### [Raw data]
************

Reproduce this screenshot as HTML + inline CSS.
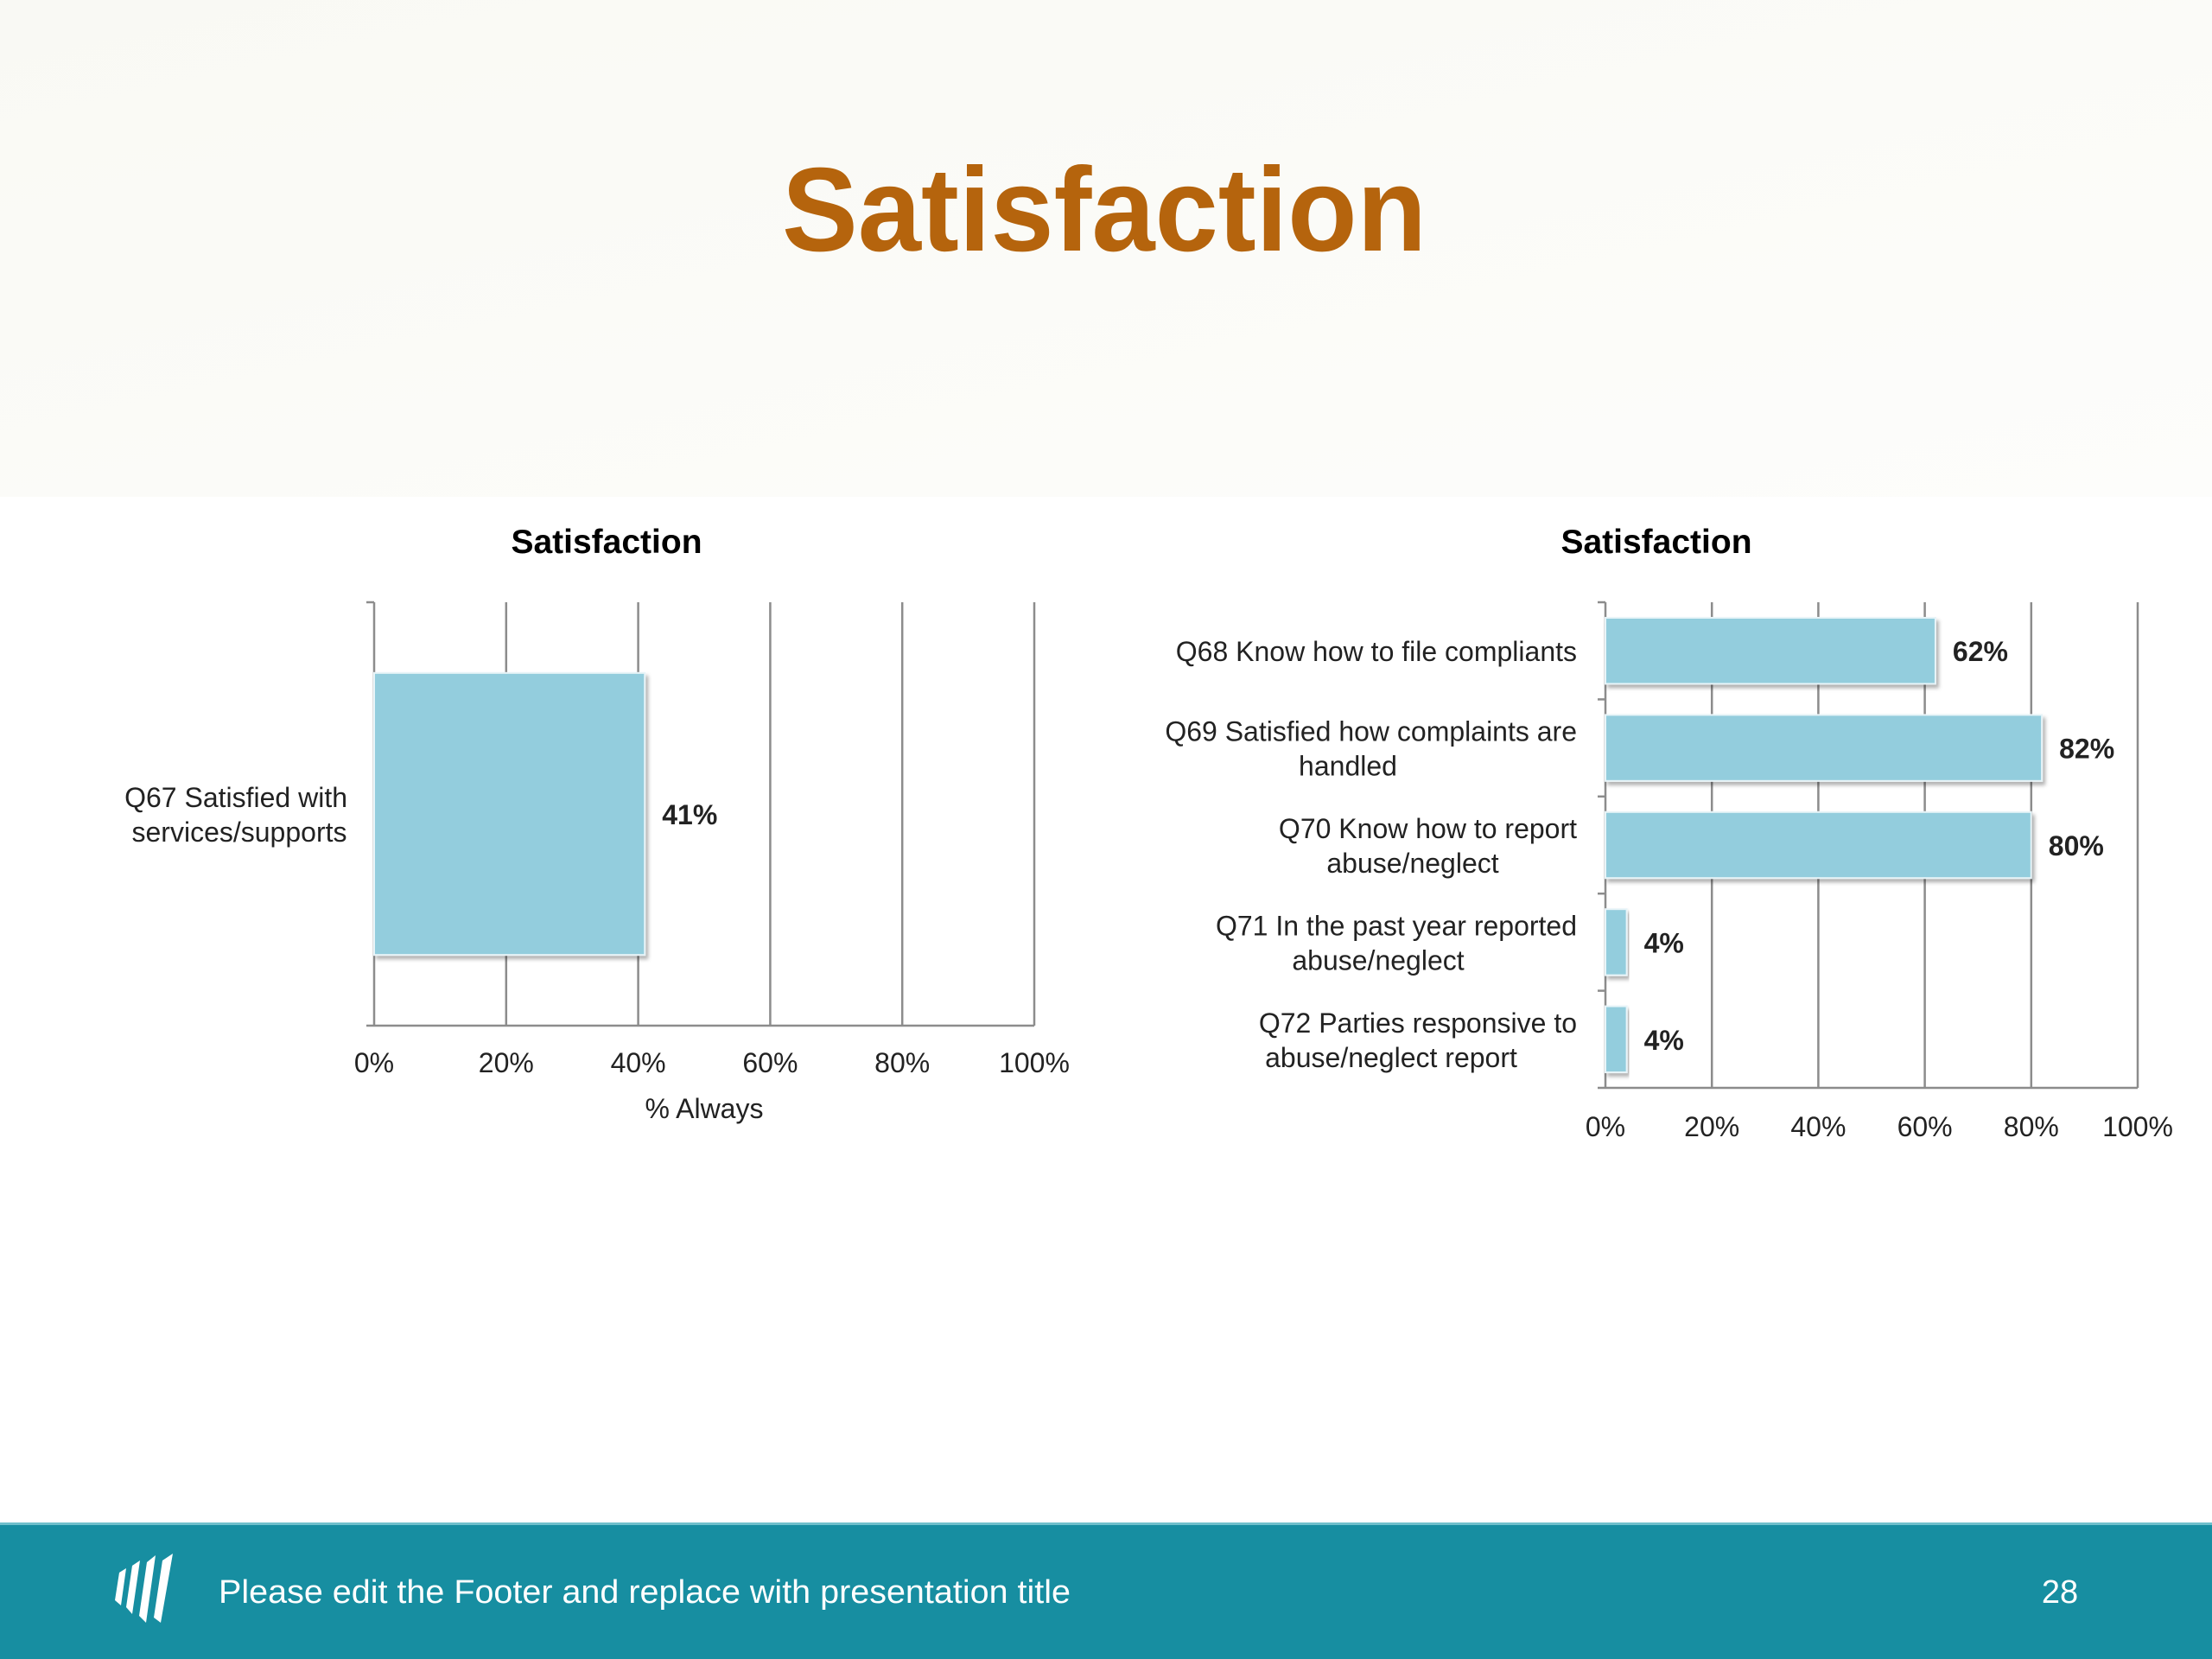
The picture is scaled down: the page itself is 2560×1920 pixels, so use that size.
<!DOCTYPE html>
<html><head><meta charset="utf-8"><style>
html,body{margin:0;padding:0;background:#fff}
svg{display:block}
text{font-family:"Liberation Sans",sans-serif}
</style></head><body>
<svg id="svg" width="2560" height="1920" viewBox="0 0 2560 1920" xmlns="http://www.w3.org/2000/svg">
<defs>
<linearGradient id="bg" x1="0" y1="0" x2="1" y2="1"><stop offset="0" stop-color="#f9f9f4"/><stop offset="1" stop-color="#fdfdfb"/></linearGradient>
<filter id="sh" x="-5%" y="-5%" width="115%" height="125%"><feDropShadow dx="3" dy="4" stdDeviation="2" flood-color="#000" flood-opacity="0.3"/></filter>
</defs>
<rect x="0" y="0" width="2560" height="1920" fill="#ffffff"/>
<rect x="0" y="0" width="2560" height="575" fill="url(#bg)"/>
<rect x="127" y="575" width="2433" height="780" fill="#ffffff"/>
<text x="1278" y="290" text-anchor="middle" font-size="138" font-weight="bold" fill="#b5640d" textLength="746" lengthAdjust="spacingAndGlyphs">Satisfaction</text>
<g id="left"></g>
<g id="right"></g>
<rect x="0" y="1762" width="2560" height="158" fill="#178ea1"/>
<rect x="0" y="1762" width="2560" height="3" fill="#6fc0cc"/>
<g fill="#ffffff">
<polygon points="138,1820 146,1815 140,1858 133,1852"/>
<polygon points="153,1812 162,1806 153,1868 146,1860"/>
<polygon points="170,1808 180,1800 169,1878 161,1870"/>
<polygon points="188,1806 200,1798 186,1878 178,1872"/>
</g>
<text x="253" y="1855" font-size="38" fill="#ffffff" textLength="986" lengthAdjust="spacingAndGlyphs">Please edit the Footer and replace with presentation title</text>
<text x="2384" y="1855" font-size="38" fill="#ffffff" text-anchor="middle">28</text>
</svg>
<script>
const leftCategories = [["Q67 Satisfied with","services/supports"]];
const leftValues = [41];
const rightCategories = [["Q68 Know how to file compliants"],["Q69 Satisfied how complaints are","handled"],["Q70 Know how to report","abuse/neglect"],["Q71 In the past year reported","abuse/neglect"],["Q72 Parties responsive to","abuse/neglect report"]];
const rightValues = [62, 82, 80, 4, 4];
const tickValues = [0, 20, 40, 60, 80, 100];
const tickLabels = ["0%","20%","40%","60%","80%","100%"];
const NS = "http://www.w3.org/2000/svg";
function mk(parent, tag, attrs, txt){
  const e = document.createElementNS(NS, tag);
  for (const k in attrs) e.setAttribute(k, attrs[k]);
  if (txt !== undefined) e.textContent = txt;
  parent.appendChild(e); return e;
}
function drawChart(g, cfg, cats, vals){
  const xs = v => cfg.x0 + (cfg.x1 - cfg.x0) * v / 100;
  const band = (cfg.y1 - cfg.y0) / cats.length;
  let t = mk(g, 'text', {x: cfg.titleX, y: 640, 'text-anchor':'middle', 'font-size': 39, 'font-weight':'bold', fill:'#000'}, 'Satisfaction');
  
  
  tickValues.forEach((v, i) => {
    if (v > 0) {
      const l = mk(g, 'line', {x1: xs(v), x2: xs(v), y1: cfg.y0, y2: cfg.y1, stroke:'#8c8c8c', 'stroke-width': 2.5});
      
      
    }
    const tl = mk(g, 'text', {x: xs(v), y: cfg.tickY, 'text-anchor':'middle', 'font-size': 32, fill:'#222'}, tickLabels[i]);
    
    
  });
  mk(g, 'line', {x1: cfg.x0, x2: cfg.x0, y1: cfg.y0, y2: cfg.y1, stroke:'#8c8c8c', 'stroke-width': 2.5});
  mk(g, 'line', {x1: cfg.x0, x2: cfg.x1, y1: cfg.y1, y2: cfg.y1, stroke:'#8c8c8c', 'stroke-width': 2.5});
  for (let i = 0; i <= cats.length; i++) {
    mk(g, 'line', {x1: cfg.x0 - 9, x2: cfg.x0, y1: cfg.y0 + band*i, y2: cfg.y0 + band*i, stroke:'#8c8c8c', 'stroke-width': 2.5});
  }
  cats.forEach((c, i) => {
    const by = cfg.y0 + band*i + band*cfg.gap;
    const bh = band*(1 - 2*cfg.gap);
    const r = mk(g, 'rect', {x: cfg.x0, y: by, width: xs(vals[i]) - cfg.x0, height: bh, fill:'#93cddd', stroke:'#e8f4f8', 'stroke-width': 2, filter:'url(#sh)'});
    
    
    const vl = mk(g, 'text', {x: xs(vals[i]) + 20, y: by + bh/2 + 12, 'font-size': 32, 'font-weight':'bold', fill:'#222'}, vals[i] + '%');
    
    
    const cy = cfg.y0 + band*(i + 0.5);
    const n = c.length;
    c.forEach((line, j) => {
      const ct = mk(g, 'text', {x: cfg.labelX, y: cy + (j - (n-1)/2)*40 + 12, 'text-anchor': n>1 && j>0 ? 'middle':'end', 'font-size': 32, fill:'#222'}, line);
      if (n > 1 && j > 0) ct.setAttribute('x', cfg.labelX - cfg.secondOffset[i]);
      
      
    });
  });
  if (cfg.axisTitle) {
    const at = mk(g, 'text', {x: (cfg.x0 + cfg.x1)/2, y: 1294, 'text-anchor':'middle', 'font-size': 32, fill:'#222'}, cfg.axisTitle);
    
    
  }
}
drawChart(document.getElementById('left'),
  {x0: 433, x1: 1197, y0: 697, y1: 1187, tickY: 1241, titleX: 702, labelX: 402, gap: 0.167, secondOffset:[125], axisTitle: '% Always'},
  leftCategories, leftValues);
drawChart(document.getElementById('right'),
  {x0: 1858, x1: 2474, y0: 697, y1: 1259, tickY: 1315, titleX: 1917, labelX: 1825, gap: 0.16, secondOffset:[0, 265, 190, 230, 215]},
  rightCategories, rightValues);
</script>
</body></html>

************

### [Task details]
Reproduce the whole listing above word for word, but not its pictures.

### [Task solution]
Reproduce this screenshot as HTML + inline CSS.
The picture is scaled down: the page itself is 2560×1920 pixels, so use that size.
<!DOCTYPE html>
<html><head><meta charset="utf-8"><style>
html,body{margin:0;padding:0;background:#fff}
svg{display:block}
text{font-family:"Liberation Sans",sans-serif}
</style></head><body>
<svg id="svg" width="2560" height="1920" viewBox="0 0 2560 1920" xmlns="http://www.w3.org/2000/svg">
<defs>
<linearGradient id="bg" x1="0" y1="0" x2="1" y2="1"><stop offset="0" stop-color="#f9f9f4"/><stop offset="1" stop-color="#fdfdfb"/></linearGradient>
<filter id="sh" x="-5%" y="-5%" width="115%" height="125%"><feDropShadow dx="3" dy="4" stdDeviation="2" flood-color="#000" flood-opacity="0.3"/></filter>
</defs>
<rect x="0" y="0" width="2560" height="1920" fill="#ffffff"/>
<rect x="0" y="0" width="2560" height="575" fill="url(#bg)"/>
<rect x="127" y="575" width="2433" height="780" fill="#ffffff"/>
<text x="1278" y="290" text-anchor="middle" font-size="138" font-weight="bold" fill="#b5640d" textLength="746" lengthAdjust="spacingAndGlyphs">Satisfaction</text>
<g id="left"></g>
<g id="right"></g>
<rect x="0" y="1762" width="2560" height="158" fill="#178ea1"/>
<rect x="0" y="1762" width="2560" height="3" fill="#6fc0cc"/>
<g fill="#ffffff">
<polygon points="138,1820 146,1815 140,1858 133,1852"/>
<polygon points="153,1812 162,1806 153,1868 146,1860"/>
<polygon points="170,1808 180,1800 169,1878 161,1870"/>
<polygon points="188,1806 200,1798 186,1878 178,1872"/>
</g>
<text x="253" y="1855" font-size="38" fill="#ffffff" textLength="986" lengthAdjust="spacingAndGlyphs">Please edit the Footer and replace with presentation title</text>
<text x="2384" y="1855" font-size="38" fill="#ffffff" text-anchor="middle">28</text>
</svg>
<script>
const leftCategories = [["Q67 Satisfied with","services/supports"]];
const leftValues = [41];
const rightCategories = [["Q68 Know how to file compliants"],["Q69 Satisfied how complaints are","handled"],["Q70 Know how to report","abuse/neglect"],["Q71 In the past year reported","abuse/neglect"],["Q72 Parties responsive to","abuse/neglect report"]];
const rightValues = [62, 82, 80, 4, 4];
const tickValues = [0, 20, 40, 60, 80, 100];
const tickLabels = ["0%","20%","40%","60%","80%","100%"];
const NS = "http://www.w3.org/2000/svg";
function mk(parent, tag, attrs, txt){
  const e = document.createElementNS(NS, tag);
  for (const k in attrs) e.setAttribute(k, attrs[k]);
  if (txt !== undefined) e.textContent = txt;
  parent.appendChild(e); return e;
}
function drawChart(g, cfg, cats, vals){
  const xs = v => cfg.x0 + (cfg.x1 - cfg.x0) * v / 100;
  const band = (cfg.y1 - cfg.y0) / cats.length;
  let t = mk(g, 'text', {x: cfg.titleX, y: 640, 'text-anchor':'middle', 'font-size': 39, 'font-weight':'bold', fill:'#000'}, 'Satisfaction');
  
  
  tickValues.forEach((v, i) => {
    if (v > 0) {
      const l = mk(g, 'line', {x1: xs(v), x2: xs(v), y1: cfg.y0, y2: cfg.y1, stroke:'#8c8c8c', 'stroke-width': 2.5});
      
      
    }
    const tl = mk(g, 'text', {x: xs(v), y: cfg.tickY, 'text-anchor':'middle', 'font-size': 32, fill:'#222'}, tickLabels[i]);
    
    
  });
  mk(g, 'line', {x1: cfg.x0, x2: cfg.x0, y1: cfg.y0, y2: cfg.y1, stroke:'#8c8c8c', 'stroke-width': 2.5});
  mk(g, 'line', {x1: cfg.x0, x2: cfg.x1, y1: cfg.y1, y2: cfg.y1, stroke:'#8c8c8c', 'stroke-width': 2.5});
  for (let i = 0; i <= cats.length; i++) {
    mk(g, 'line', {x1: cfg.x0 - 9, x2: cfg.x0, y1: cfg.y0 + band*i, y2: cfg.y0 + band*i, stroke:'#8c8c8c', 'stroke-width': 2.5});
  }
  cats.forEach((c, i) => {
    const by = cfg.y0 + band*i + band*cfg.gap;
    const bh = band*(1 - 2*cfg.gap);
    const r = mk(g, 'rect', {x: cfg.x0, y: by, width: xs(vals[i]) - cfg.x0, height: bh, fill:'#93cddd', stroke:'#e8f4f8', 'stroke-width': 2, filter:'url(#sh)'});
    
    
    const vl = mk(g, 'text', {x: xs(vals[i]) + 20, y: by + bh/2 + 12, 'font-size': 32, 'font-weight':'bold', fill:'#222'}, vals[i] + '%');
    
    
    const cy = cfg.y0 + band*(i + 0.5);
    const n = c.length;
    c.forEach((line, j) => {
      const ct = mk(g, 'text', {x: cfg.labelX, y: cy + (j - (n-1)/2)*40 + 12, 'text-anchor': n>1 && j>0 ? 'middle':'end', 'font-size': 32, fill:'#222'}, line);
      if (n > 1 && j > 0) ct.setAttribute('x', cfg.labelX - cfg.secondOffset[i]);
      
      
    });
  });
  if (cfg.axisTitle) {
    const at = mk(g, 'text', {x: (cfg.x0 + cfg.x1)/2, y: 1294, 'text-anchor':'middle', 'font-size': 32, fill:'#222'}, cfg.axisTitle);
    
    
  }
}
drawChart(document.getElementById('left'),
  {x0: 433, x1: 1197, y0: 697, y1: 1187, tickY: 1241, titleX: 702, labelX: 402, gap: 0.167, secondOffset:[125], axisTitle: '% Always'},
  leftCategories, leftValues);
drawChart(document.getElementById('right'),
  {x0: 1858, x1: 2474, y0: 697, y1: 1259, tickY: 1315, titleX: 1917, labelX: 1825, gap: 0.16, secondOffset:[0, 265, 190, 230, 215]},
  rightCategories, rightValues);
</script>
</body></html>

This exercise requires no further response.